Pela classificação de Maquiavel,
acima citado, Dilma comanda exércitos mistos. O Príncipe não é um clássico por
acaso. Ao compreendê-lo pode-se antever o cenário à frente.
Avizinha-se uma crise econômica
com o país mergulhando na recessão com inflação, gerida por uma
presidente-economista que recém se elegeu afirmando que a solução não passa por
mudanças profundas e sim, apenas, por pequenos ajustes. Se não fizer o que
deve: crise econômica. Se fizer o que deve: crise de imagem decorrente da
ruptura com o discurso eleitoral.
A percepção da sociedade é a de
que nenhum partido a representa. A grande lição desse pleito reside na
percepção de muitos de que, para remover um partido como o PT do poder dentro
das regras da democracia, será preciso seguir em frente, nas ruas, pelo tempo que
for necessário, para convencer mais brasileiros de que a permanência do petismo
no poder é uma ameaça nefasta às liberdades, à democracia e à saúde da economia.

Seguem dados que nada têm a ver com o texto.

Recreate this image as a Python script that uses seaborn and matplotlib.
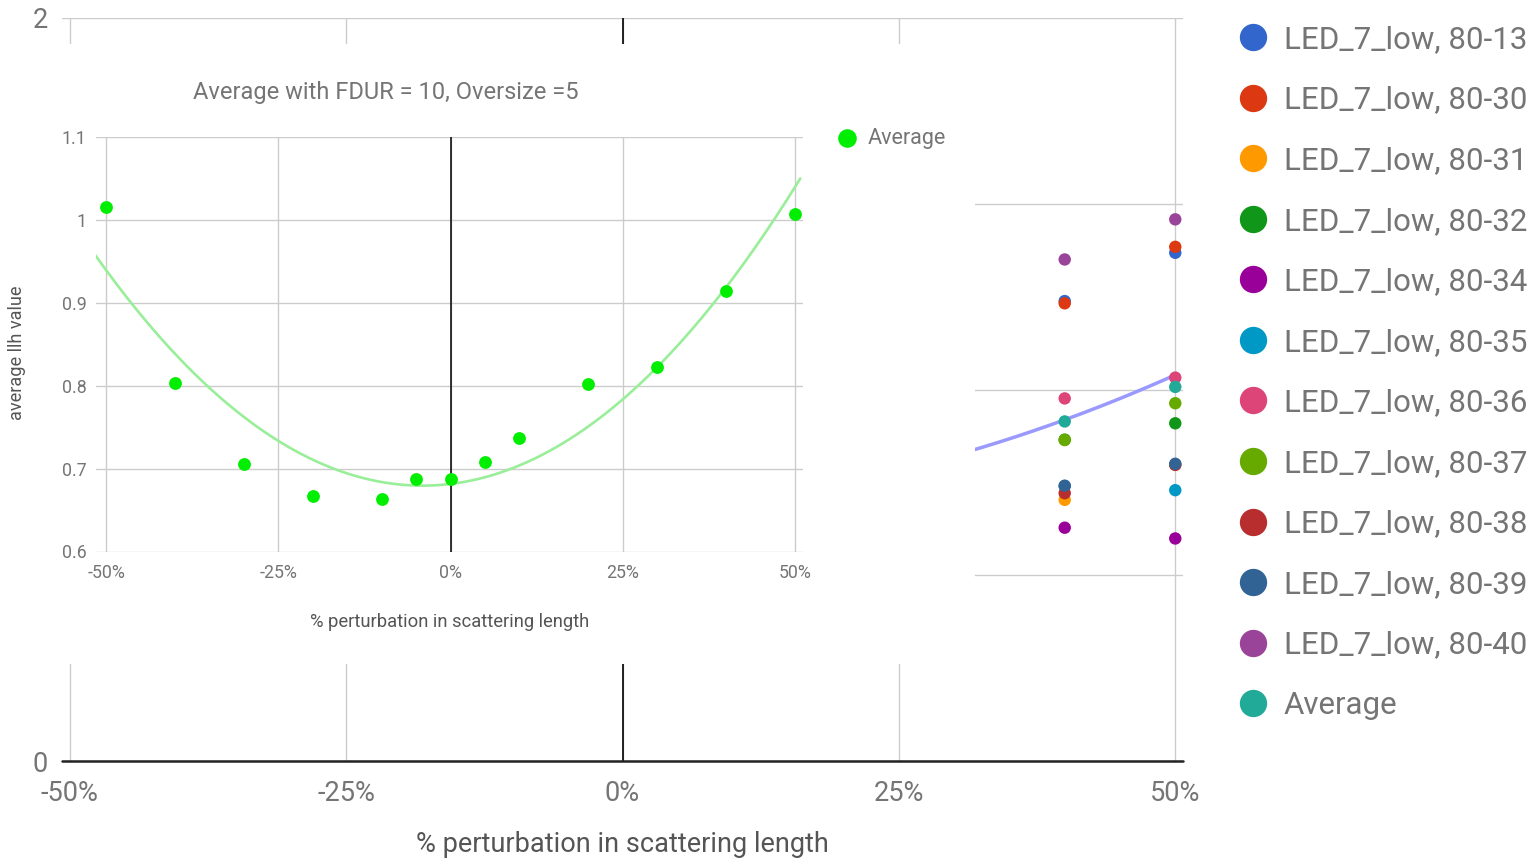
import numpy as np
import pandas as pd
import matplotlib
matplotlib.use("Agg")
import matplotlib.pyplot as plt
import seaborn as sns

sns.set_theme(style="white")
plt.rcParams["font.family"] = ["Roboto", "DejaVu Sans"]

# --- data ---
perturbation = [-50, -40, -30, -20, -10, -5, 0, 5, 10, 20, 30, 40, 50]
average_llh = [1.015, 0.803, 0.706, 0.667, 0.663, 0.687, 0.688, 0.708, 0.737,
               0.802, 0.822, 0.914, 1.007]

series_names = ["LED_7_low, 80-13", "LED_7_low, 80-30", "LED_7_low, 80-31",
                "LED_7_low, 80-32", "LED_7_low, 80-34", "LED_7_low, 80-35",
                "LED_7_low, 80-36", "LED_7_low, 80-37", "LED_7_low, 80-38",
                "LED_7_low, 80-39", "LED_7_low, 80-40"]
# only the +40% / +50% points are visible behind the inset
visible_x = [40, 50]
series_40 = [1.238, 1.232, 0.703, 0.865, 0.628, 0.740, 0.976, 0.864, 0.721, 0.741, 1.350]
series_50 = [1.368, 1.384, 0.798, 0.909, 0.599, 0.729, 1.032, 0.963, 0.797, 0.800, 1.458]

palette = ["#3366cc", "#dc3912", "#ff9900", "#109618", "#990099", "#0099c6",
           "#dd4477", "#66aa00", "#b82e2e", "#316395", "#994499", "#22aa99"]

GRAY_TXT = "#757575"
GRID = "#cccccc"
W, H = 1538, 858


def box(left, top, right, bottom):
    # pixel box -> figure fraction
    return [left / W, (H - bottom) / H, (right - left) / W, (bottom - top) / H]


rows = []
for name, v40, v50 in zip(series_names, series_40, series_50):
    rows.append((name, visible_x[0], v40))
    rows.append((name, visible_x[1], v50))
for x, y in zip(perturbation, average_llh):
    rows.append(("Average", x, y))
df = pd.DataFrame(rows, columns=["series", "perturbation", "llh"])

# quadratic trendline through the averages
coef = np.polyfit(perturbation, average_llh, 2)
xs = np.linspace(-51.6, 50.8, 200)
trend = np.polyval(coef, xs)
xs_bg = np.linspace(-51.6, 49.8, 200)
trend_bg = np.polyval(coef, xs_bg)

fig = plt.figure(figsize=(W / 100, H / 100), dpi=100)

# ---------- background chart ----------
ax = fig.add_axes(box(62, 18, 1183, 761))
sns.lineplot(x=xs_bg, y=trend_bg, ax=ax, color="#9999ff", lw=2.5, zorder=2)
sns.scatterplot(data=df, x="perturbation", y="llh", hue="series",
                hue_order=series_names + ["Average"], palette=palette,
                s=80, linewidth=0, ax=ax, zorder=3)
ax.set_xlim(-50.7, 50.7)
ax.set_ylim(0, 2)
ax.set_xticks([-50, -25, 0, 25, 50])
ax.set_xticklabels(["-50%", "-25%", "0%", "25%", "50%"])
ax.set_yticks([0, 0.5, 1, 1.5, 2])
ax.set_yticklabels(["0", "0.5", "1", "1.5", "2"])
ax.grid(True, color=GRID, lw=1)
ax.axvline(0, color="black", lw=1.2, zorder=1.5)
ax.axhline(0, color="#222222", lw=1.8, zorder=1.5, clip_on=False)
for s in ax.spines.values():
    s.set_visible(False)
ax.tick_params(length=0, labelsize=19.5, labelcolor=GRAY_TXT)
ax.tick_params(axis="x", pad=14)
ax.tick_params(axis="y", pad=10)
ax.set_xlabel("% perturbation in scattering length", fontsize=19.5, color="#555555")
ax.xaxis.set_label_coords(0.5, -0.094)
ax.set_ylabel("")

handles, labels = ax.get_legend_handles_labels()
ax.legend(handles, labels, loc="upper left", bbox_to_anchor=(1237 / W, 1 - 25 / H),
          bbox_transform=fig.transFigure, frameon=False, fontsize=22.5,
          labelcolor=GRAY_TXT, markerscale=2.2, handlelength=1.0,
          handletextpad=0.49, labelspacing=1.01, borderpad=0, borderaxespad=0)

# ---------- white panel with the inset chart ----------
panel = fig.add_axes(box(0, 44, 975, 664))
panel.set_facecolor("white")
panel.set_xticks([])
panel.set_yticks([])
for s in panel.spines.values():
    s.set_visible(False)

ins = fig.add_axes(box(96, 137, 803, 551.5))
sns.lineplot(x=xs, y=trend, ax=ins, color="#99ee99", lw=1.9, zorder=2)
sns.scatterplot(x=perturbation, y=average_llh, ax=ins, color="#00ee00",
                s=85, linewidth=0, zorder=3, label="Average")
ins.set_xlim(-51.5, 51.2)
ins.set_ylim(0.6, 1.1)
ins.set_xticks([-50, -25, 0, 25, 50])
ins.set_xticklabels(["-50%", "-25%", "0%", "25%", "50%"])
ins.set_yticks([0.6, 0.7, 0.8, 0.9, 1.0, 1.1])
ins.set_yticklabels(["0.6", "0.7", "0.8", "0.9", "1", "1.1"])
ins.grid(True, color=GRID, lw=1)
ins.axvline(0, color="black", lw=1.1, zorder=1.5)
for s in ins.spines.values():
    s.set_visible(False)
ins.tick_params(length=0, labelsize=12.8, labelcolor=GRAY_TXT)
ins.tick_params(axis="x", pad=9)
ins.tick_params(axis="y", pad=7)
ins.set_xlabel("% perturbation in scattering length", fontsize=13.2, color="#555555")
ins.xaxis.set_label_coords(0.5, -0.148)
ins.set_ylabel("average llh value", fontsize=13.1, color="#555555")
ins.yaxis.set_label_coords(-0.099, 0.48)
ins.legend(loc="upper left", bbox_to_anchor=(836 / W, 1 - 128 / H),
           bbox_transform=fig.transFigure, frameon=False, fontsize=15.5,
           labelcolor=GRAY_TXT, markerscale=1.45, handlelength=1.0,
           handletextpad=0.45, borderpad=0, borderaxespad=0)
fig.text(386 / W, 1 - 92 / H, "Average with FDUR = 10, Oversize =5",
         ha="center", va="center", fontsize=17, color=GRAY_TXT)

fig.savefig("out.png", dpi=100, facecolor="white")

Não existe uma “Bolsa Liberdade”
e nem uma “Bolsa Democracia” que o governo concede aos que nelas acreditam e delas
necessitam como do ar que respiramos. Liberdade e democracia se conquistam e se
garantem nas lutas políticas que constroem as nações. Nas ruas, também, e não
apenas na tribuna do parlamento, nas páginas dos jornais e nas mídias digitais.
Sair das urnas pedindo
conciliação ao mesmo tempo em que ressuscita a proposta bolivariana e golpista de
reformar a Constituição pela via plebiscitária, como faz a presidente recém-reeleita,
ou falando em avançar sobre a liberdade de imprensa como fez o presidente do
PT, não é propor paz, é declarar guerra.
As atitudes do partido no poder é que definirão a forma como os
cidadãos brasileiros, libertários, democratas, pacifistas e pagadores de
impostos, reagirão ao governo. Para quem precisará prestar contas à
investigação em curso sobre o assalto à Petrobrás, esse é um péssimo começo.